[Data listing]
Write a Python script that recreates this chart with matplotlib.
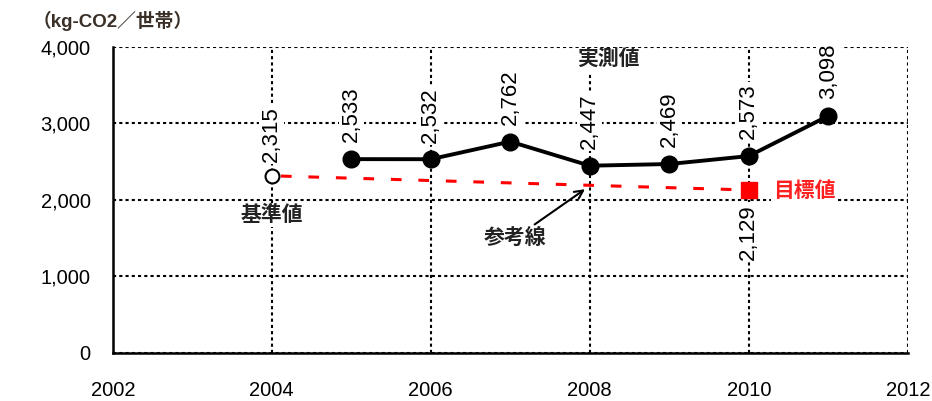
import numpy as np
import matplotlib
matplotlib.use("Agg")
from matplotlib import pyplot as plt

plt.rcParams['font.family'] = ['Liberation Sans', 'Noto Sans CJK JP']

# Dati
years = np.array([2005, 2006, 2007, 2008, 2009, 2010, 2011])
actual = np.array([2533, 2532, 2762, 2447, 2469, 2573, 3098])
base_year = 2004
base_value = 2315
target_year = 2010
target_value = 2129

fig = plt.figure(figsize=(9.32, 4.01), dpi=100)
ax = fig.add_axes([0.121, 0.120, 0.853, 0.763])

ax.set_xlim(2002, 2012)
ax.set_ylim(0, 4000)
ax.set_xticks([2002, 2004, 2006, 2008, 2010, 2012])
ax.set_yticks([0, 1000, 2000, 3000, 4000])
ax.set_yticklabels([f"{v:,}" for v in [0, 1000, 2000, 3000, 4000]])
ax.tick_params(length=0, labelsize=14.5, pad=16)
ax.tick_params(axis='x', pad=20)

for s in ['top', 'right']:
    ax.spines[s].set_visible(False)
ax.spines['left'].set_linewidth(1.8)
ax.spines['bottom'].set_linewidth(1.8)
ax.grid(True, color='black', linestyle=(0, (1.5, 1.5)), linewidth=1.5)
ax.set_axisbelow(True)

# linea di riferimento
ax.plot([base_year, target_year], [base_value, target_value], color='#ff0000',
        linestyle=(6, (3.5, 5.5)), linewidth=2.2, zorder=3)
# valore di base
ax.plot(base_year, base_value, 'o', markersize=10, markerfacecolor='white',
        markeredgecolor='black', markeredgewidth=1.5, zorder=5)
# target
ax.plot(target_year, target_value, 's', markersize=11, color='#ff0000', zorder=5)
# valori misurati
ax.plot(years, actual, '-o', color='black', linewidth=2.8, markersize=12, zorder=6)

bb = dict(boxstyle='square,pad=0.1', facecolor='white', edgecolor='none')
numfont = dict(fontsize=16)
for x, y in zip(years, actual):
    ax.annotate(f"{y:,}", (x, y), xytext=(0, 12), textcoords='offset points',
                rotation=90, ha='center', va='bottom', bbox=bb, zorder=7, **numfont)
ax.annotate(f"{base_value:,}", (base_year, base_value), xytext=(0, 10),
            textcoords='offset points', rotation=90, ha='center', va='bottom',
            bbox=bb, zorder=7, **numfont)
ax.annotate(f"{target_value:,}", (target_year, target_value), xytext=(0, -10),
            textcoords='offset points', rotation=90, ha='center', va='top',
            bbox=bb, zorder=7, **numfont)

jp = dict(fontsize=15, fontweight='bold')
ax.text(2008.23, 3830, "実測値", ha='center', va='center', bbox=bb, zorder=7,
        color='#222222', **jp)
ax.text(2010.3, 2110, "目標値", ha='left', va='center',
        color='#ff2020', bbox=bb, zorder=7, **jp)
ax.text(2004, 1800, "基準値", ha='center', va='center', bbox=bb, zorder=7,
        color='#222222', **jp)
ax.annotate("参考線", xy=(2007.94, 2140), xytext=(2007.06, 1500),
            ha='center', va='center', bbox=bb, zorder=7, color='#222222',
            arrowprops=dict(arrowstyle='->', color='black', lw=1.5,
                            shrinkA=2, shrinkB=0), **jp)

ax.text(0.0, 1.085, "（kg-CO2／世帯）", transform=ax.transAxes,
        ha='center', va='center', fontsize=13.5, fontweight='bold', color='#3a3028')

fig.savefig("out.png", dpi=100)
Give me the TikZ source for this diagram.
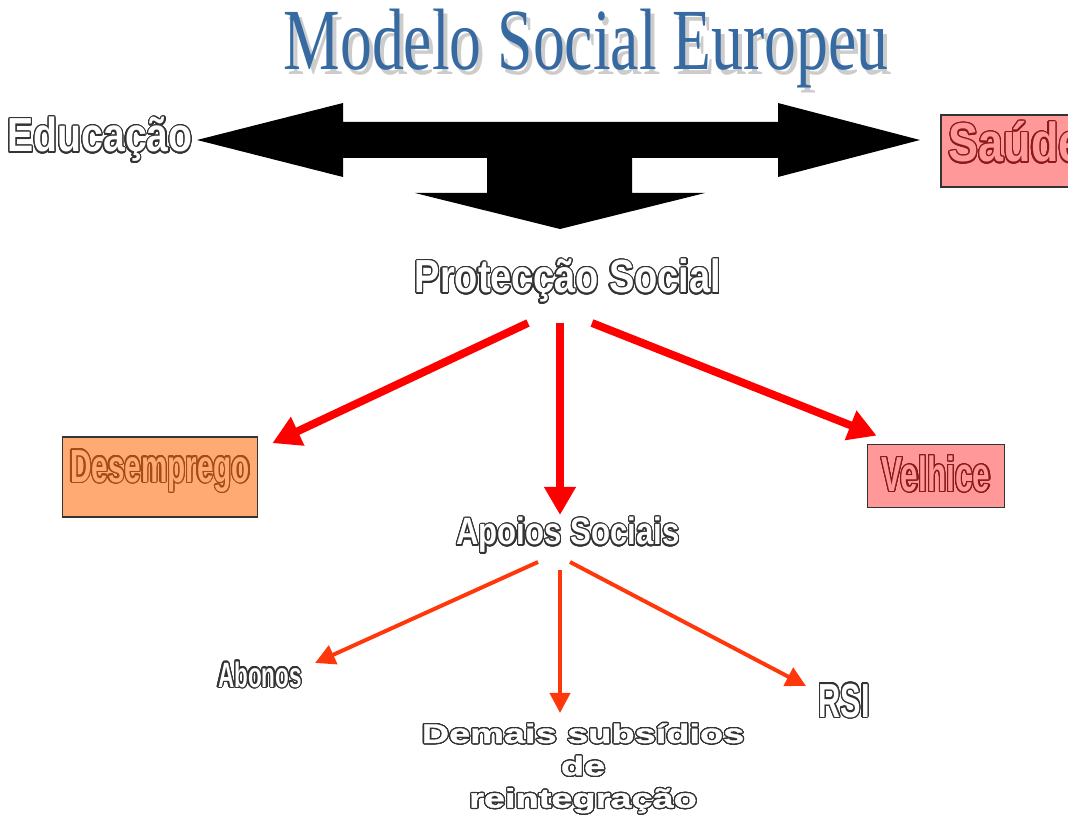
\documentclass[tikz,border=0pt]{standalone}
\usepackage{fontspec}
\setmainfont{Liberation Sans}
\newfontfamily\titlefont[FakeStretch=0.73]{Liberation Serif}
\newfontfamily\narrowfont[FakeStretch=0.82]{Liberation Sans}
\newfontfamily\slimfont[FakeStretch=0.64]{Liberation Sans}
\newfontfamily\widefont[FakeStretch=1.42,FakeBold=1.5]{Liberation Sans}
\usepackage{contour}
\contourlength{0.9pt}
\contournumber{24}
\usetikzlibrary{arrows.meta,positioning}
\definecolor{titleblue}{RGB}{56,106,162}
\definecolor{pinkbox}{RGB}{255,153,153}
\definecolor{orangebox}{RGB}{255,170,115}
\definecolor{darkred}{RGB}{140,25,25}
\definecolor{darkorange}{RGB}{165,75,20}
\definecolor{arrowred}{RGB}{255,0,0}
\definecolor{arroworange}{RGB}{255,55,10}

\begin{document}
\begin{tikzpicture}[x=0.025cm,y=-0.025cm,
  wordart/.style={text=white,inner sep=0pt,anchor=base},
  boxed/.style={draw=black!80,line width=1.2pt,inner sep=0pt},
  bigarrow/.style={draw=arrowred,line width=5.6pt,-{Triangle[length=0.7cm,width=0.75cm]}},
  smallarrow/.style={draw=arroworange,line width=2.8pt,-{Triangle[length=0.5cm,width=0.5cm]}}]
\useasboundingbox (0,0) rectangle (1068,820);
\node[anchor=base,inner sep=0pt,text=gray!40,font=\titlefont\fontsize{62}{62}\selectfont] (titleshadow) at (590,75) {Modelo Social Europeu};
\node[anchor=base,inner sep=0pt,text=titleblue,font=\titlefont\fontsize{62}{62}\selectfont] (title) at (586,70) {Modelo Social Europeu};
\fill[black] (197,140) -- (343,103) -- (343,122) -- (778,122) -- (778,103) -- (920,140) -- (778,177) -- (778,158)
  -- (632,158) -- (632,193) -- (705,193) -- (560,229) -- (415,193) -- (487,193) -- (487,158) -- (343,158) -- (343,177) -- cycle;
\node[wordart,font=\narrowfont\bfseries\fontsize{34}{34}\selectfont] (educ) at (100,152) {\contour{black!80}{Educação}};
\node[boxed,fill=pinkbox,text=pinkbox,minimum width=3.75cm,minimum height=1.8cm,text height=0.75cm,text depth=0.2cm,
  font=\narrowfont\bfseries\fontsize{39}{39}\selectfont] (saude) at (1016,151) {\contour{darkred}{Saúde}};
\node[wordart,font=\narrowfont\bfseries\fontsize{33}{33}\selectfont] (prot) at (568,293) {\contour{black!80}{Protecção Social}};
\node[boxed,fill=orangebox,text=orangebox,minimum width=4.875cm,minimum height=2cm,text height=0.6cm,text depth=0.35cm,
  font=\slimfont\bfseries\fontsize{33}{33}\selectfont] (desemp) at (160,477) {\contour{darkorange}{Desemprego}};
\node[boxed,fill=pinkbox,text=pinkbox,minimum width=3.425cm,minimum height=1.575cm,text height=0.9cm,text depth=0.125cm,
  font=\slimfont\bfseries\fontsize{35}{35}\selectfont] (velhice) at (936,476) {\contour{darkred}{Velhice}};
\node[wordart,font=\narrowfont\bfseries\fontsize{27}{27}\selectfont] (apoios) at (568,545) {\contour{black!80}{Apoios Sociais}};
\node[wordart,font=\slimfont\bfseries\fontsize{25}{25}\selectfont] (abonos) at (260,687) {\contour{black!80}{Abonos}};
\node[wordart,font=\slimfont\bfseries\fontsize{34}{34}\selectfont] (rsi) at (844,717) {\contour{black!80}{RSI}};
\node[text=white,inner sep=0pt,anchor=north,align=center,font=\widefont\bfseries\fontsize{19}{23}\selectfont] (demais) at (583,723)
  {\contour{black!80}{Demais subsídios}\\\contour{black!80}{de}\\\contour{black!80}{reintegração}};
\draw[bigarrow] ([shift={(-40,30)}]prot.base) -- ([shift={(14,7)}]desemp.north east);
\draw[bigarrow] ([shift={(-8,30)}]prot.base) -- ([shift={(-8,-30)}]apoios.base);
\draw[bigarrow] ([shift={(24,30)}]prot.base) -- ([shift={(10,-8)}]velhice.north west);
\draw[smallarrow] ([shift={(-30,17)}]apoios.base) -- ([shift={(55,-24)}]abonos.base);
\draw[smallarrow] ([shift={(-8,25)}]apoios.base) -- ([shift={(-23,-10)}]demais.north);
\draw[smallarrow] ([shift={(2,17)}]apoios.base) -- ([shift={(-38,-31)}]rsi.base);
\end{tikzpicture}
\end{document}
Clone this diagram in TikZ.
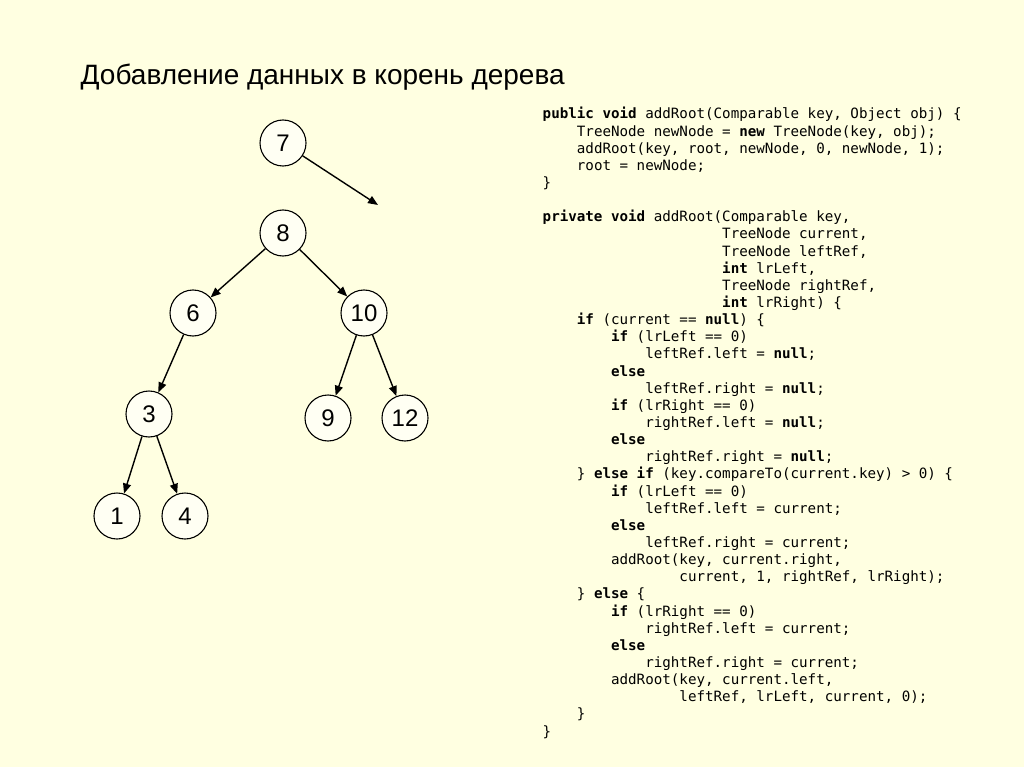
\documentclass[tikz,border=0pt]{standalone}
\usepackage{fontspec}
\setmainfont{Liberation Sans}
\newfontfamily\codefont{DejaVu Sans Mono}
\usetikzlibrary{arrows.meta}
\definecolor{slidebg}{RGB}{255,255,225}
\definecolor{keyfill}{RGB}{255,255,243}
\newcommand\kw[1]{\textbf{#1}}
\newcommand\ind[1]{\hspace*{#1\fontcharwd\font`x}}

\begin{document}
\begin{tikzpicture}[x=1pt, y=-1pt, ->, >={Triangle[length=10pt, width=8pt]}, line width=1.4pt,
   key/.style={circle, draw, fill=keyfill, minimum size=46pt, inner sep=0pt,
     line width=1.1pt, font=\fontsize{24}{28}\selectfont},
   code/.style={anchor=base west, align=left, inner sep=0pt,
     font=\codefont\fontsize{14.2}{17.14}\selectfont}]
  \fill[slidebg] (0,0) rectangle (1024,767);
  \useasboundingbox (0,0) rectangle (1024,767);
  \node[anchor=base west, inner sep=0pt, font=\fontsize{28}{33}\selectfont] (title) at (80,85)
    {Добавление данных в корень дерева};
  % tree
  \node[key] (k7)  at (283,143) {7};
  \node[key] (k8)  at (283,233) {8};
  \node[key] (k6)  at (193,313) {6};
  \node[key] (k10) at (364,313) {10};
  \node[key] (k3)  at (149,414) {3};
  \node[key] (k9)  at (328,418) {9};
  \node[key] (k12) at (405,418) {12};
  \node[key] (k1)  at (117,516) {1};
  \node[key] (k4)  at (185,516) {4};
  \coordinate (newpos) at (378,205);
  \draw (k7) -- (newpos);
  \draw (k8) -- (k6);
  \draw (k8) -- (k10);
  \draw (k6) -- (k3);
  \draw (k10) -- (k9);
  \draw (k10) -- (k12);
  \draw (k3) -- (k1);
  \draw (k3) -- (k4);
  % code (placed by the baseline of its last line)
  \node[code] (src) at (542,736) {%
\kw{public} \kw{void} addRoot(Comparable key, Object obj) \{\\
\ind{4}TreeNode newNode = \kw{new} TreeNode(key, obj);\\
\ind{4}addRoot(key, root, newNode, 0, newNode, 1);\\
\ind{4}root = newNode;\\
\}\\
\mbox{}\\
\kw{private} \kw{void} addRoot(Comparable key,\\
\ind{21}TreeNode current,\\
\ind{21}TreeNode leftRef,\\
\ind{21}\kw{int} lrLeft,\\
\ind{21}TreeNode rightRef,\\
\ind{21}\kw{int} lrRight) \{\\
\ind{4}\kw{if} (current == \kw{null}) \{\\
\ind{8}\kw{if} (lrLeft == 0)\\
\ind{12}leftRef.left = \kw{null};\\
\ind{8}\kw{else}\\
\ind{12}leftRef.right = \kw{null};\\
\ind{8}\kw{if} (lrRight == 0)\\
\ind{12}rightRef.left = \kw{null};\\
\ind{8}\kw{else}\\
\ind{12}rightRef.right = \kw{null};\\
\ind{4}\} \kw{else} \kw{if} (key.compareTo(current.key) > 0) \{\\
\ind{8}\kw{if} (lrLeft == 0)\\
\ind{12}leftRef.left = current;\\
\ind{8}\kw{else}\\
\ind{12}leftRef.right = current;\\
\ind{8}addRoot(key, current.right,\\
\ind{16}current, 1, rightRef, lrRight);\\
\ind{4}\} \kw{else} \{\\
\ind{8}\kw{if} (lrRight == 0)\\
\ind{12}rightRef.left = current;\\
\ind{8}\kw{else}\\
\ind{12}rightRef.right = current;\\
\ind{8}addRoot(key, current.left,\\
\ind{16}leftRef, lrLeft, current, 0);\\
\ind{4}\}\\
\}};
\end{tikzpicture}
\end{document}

*Task brief*: Search the data above for the word "this", then gather each line in which it appears.

*Complete output*:
Write a Python script that recreates this chart with matplotlib.
Give me the TikZ source for this diagram.
Clone this diagram in TikZ.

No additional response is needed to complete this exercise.